Une solution quasi jumelle, MEDICARD, vient de voir le jour dans notre pays à l’initiative de Madina Conception, une start-up malienne spécialisée dans la recherche et le développement des solutions informatiques sur mesure (L’Essor N°18789 du jeudi 08 novembre 2018). MEDICARD est un « document médical informatisé du patient, accessible via une application mobile ou une carte électronique ». Outre sa facilité d’exploitation, il « renferme toutes les informations essentielles sur la santé d’un patient. Les médecins peuvent accéder rapidement à ces informations en lisant sa carte MEDICARD, à travers leurs smart phones Android munis de l’application mobile MEDICARD ou d’un lecteur de QR Code ou sur un ordinateur de bureau doté du logiciel bureau MEDICARD et du lecteur physique de QR ».
C’est une vraie révolution en marche, même si elle est silencieuse pour le moment, qui se caractérise par la mise à disposition du médecin traitant de toutes les informations qu’il souhaite connaître sur son patient et un fabuleux gain de temps (gain de coût) qui s’apprécie surtout à l’aune des vies sauvées.

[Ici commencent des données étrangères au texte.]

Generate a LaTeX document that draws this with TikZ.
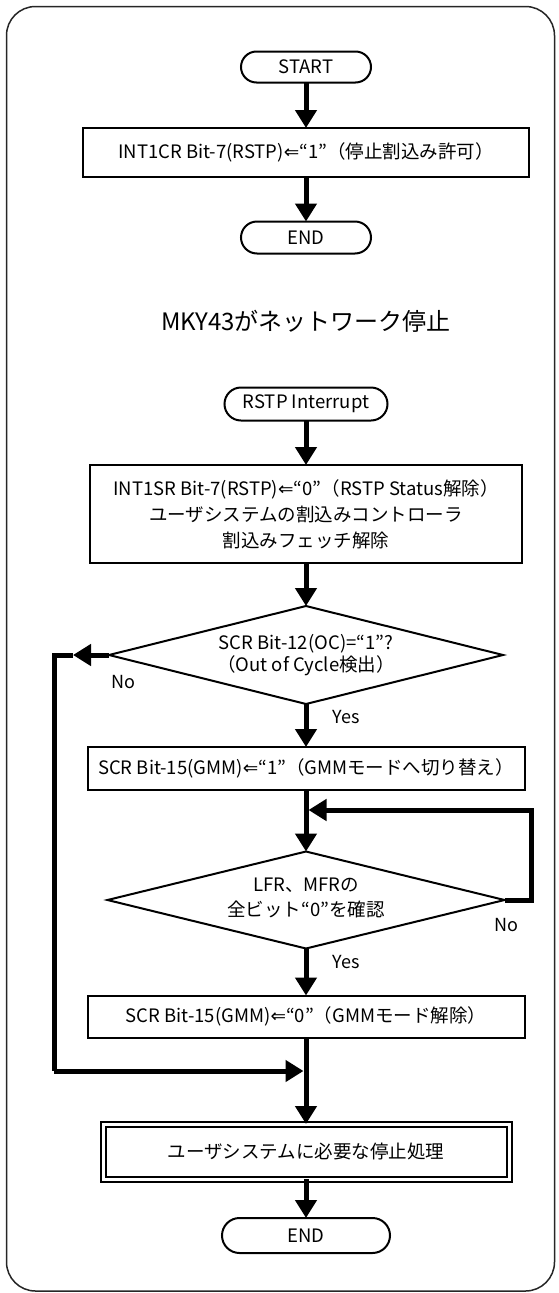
\documentclass[tikz,border=0pt]{standalone}
\usepackage{fontspec}
\setmainfont{Noto Sans CJK JP}
\newfontfamily\arrfont{DejaVu Sans}
\usetikzlibrary{arrows.meta,shapes.geometric,shapes.misc}
\newcommand{\larr}{{\arrfont ⇐}}
\begin{document}
\begin{tikzpicture}[x=1pt,y=-1pt,
  every node/.style={font=\fontsize{18.5}{24}\selectfont, inner sep=0pt, outer sep=0pt, align=center},
  term/.style={draw, line width=2pt, rounded rectangle},
  proc/.style={draw, line width=2pt, rectangle},
  dec/.style={draw, line width=2pt, diamond},
  flow/.style={line width=5pt, -{Triangle[width=21pt,length=18pt]}},
  plain/.style={line width=5pt},
  lbl/.style={font=\fontsize{18}{20}\selectfont}
]
\useasboundingbox (0,0) rectangle (559,1293);
\draw[line width=1.5pt, black!85, rounded corners=29pt] (6.5,6.5) rectangle (554.5,1291);

% first flow
\node[term, minimum width=130pt, minimum height=31pt] (start) at (306,67) {START};
\node[proc, minimum width=446pt, minimum height=49pt] (b1) at (306,152.5) {INT1CR Bit-7(RSTP)\larr“1”（停止割込み許可）};
\node[term, minimum width=130pt, minimum height=32pt] (end1) at (306,237.5) {END};
\draw[flow] (start) -- (b1);
\draw[flow] (b1) -- (end1);

\node[font=\fontsize{24}{26}\selectfont] (title) at (306,321) {MKY43がネットワーク停止};

% second flow
\node[term, minimum width=163pt, minimum height=33pt] (rstp) at (306,404) {RSTP Interrupt};
\node[proc, minimum width=432pt, minimum height=98pt, font=\fontsize{18.5}{26}\selectfont] (b2) at (306,514)
  {INT1SR Bit-7(RSTP)\larr“0”（RSTP Status解除）\\ユーザシステムの割込みコントローラ\\割込みフェッチ解除};
\node[dec, minimum width=394pt, minimum height=98pt] (d1) at (306,655) {};
\node[font=\fontsize{18.5}{22}\selectfont] (d1t) at (306,655) {SCR Bit-12(OC)=“1”?\\（Out of Cycle検出）};
\node[proc, minimum width=437pt, minimum height=43pt] (b3) at (306,768.5) {SCR Bit-15(GMM)\larr“1”（GMMモードへ切り替え）};
\node[dec, minimum width=397pt, minimum height=97pt] (d2) at (306,900) {};
\node[font=\fontsize{18.5}{25}\selectfont] (d2t) at (306,898) {LFR、MFRの\\全ビット“0”を確認};
\node[proc, minimum width=437pt, minimum height=42pt] (b4) at (306,1016.5) {SCR Bit-15(GMM)\larr“0”（GMMモード解除）};
\node[proc, double, double distance=3pt, minimum width=406pt, minimum height=55pt] (b5) at (306,1151.5) {ユーザシステムに必要な停止処理};
\node[term, minimum width=168pt, minimum height=35pt] (end2) at (306,1235.5) {END};

\draw[flow] (rstp) -- (b2);
\draw[flow] (b2) -- (d1);
\draw[flow] (d1) -- (b3);
\draw[flow] (b3) -- (d2);
\draw[flow] (d2) -- (b4);
\draw[flow] (b4) -- (b5);
\draw[flow] (b5) -- (end2);

% No branch of first decision
\coordinate (n1tip) at (73,655);
\coordinate (n1c) at (54,655);
\coordinate (n1d) at (54,1071);
\coordinate (merge) at (303.5,1071);
\draw[flow] (d1.west) -- (n1tip);
\draw[plain] (n1tip) -- (n1c) -- (n1d);
\draw[flow] (n1d) -- (merge);

% No loop of second decision
\coordinate (l1) at (531,900);
\coordinate (l2) at (531,810);
\coordinate (l3) at (308.5,810);
\draw[flow] (d2.east) -- (l1) -- (l2) -- (l3);

% labels
\node[lbl] (no1) at (123,682) {No};
\node[lbl] (yes1) at (346,717) {Yes};
\node[lbl] (no2) at (506,925) {No};
\node[lbl] (yes2) at (346,962) {Yes};
\end{tikzpicture}
\end{document}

Selon l’article de L’Essor, « la solution est entièrement gratuite pour tous les hôpitaux, centres de santé de référence (CSREF), centres de santé communautaire (CSCOM) et toutes les cliniques sur l’étendue du territoire national». Il y a seulement un an (janvier 2018) que la solution est en expérimentation dans une vingtaine de cliniques de la capitale, ce qui ne permet pas d’avoir une masse critique d’informations susceptibles d’apprécier objectivement l’impact de l’innovation sur la prise en charge des patients qui l’ont adoptée.
Mais il faut espérer que la mayonnaise prenne à court et moyen termes et surtout, comme le souhaitent les développeurs de la solution numérique, qu’ils bénéficient de « l’accompagnement de l’Etat sur le plan administratif en vue de l’obtention de l’autorisation de déployer MEDICARD dans tous les hôpitaux, CSREF, CSCOM et cliniques… ». Ce d’autant que le déploiement de la solution ne coûtera pas le moindre copeck à l’Etat.
Mais au Mali comme en France, il est à redouter la résistance au changement de ceux qui sont les partenaires naturels de DMP et de MEDICARD.
En France, certains freinent des quatre fers, reprochant au DMP son côté administratif donc « chronophage », son manque de simplicité et son interface touffue. Pis, Jean-Paul Hamon, le président de la Fédération des médecins de France, estime que « le DMP en 2018, c’est du vent total, ça ne marchera pas plus que les autres fois… ». N’est-il pas trop pessimiste, ce responsable, qui oublie qu’une solution, même rudimentaire, peut s’ajuster et s’améliorer à l’épreuve du temps pourvu qu’on soit convaincu de sa pertinence et de son bien-fondé ?
Pour ma modeste part, je tire mon chapeau à tous ces jeunes qui sont les incubateurs des changements et grâce à qui nous serons en bonne place dans le train de l’innovation et du progrès technologique.